Integrity spar ich mir an dieser Stelle großteils. Viel zu wütend bin ich noch immer über die Vorfälle beim Converge-Konzert als sie während einer (einseitig provozierten) Schlägerei einfach weiter spielten ohne sich auch nur einen Dreck darum zu kümmern, was da unten vor sich ging.
Auch sonst ist nix Gutes zu denen zu sagen. Einfallsloser US-Bollo-Scheiß mit harter Metal-Kante. Von mir aus auch Metalcore. Irgendso ein eintöniger Kack halt.

Den Abschluss des Abends auf dem Open-Air-Gelände machten The Bones, die mit ihrem alkohollastigem punkigen Rock'n'Roll da ja mal so gar nicht hinpassen wollten. Waren ganz nett anzuschauen, aber nach ein paar Liedern versumpfte das Ganze auch in Eintönigkeit.

Mittlerweile war es Mitternacht und das AJZ öffnete seine Tore. Der Indoor-Anfang wurde der lokalen Band Commander Control anvertraut, die ihre Sache (wie immer) sehr gut machten. Entsprechend des "Umfelds" machen sie feinen Hochgeschwindigkeits-Old-School-Hardcore, der weder die neumodische Metalscheiße, noch die Bollokacke kennt und stattdessen mit einer wütenden Sängerin politische Inhalte und Hardcore-Lifestyle auf einer einfachen Ebene zu verbinden weiß. Gut so. Schön, dass es so etwas noch gibt.

Weiter ging es mit meinem Highlight des Tages: Something Inside. Ich kannte die vorher gar nicht und bin auch grad ein wenig verwundert darüber, dass die Jungs aus Senftenberg kommen, denn ihre Ansagen waren durchgängig englisch. Naja, seis drum, denn was sie sagten und zockten, war verdammt groß. Kein Wunder bei Youth of Today als Haupteinfluss. Politische Ansagen, u.a. auch zu den zehn Menschen in Österreich, die nur für ihre Tierrechtsarbeit in den Knast gesteckt wurden und vieles was einfach viel zu selten gesagt wird, fiel dann. Respekt.

Da ließ ich mich dann auch nicht zwei Mal bitten und schwitzte mir im Pit die Poren leer. War schon lange nicht mehr am moshen und Circle-Pit-rennen, aber die Freude bei einer inhaltlich und musikalisch sehr coolen Band in Bewegung zu sein, kam sehr schnell zurück. Fein fein.

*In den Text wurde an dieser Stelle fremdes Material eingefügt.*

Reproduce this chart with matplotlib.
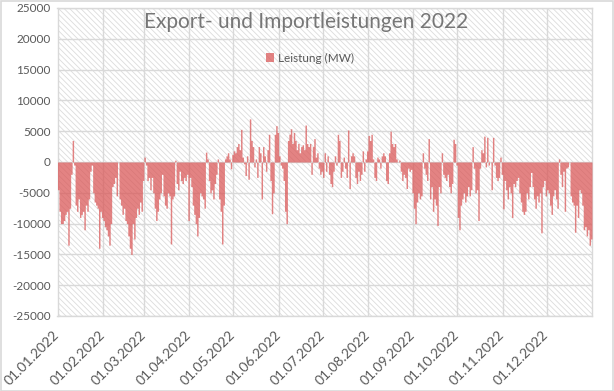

Danach waren Make it Count aus Berlin an der Reihe. Für mich so ungefähr der Inbegriff stumpfen Bollo-Hardcores. Aber ne Menge Leute wollten sie sehen und rannten auch mit deren Tshirts rum. Nicht zu unrecht möchte ich bei den meisten meinen. Denn wer auf machohafte Selbstbespiegelung steht, kommt da auf seine Kosten. Ich bin nach ein paar Liedern gegangen. War eh durchgeschwitzt und müde und hab sie letztes Jahr schon gesehen. Bin da allerdings auch eher gegangen. Hat wohl Gründe.

Alles in allem ein netter Festivaltag, der leider mit Ausnahme von Something Inside keine Riesen-Highlights bereit hielt.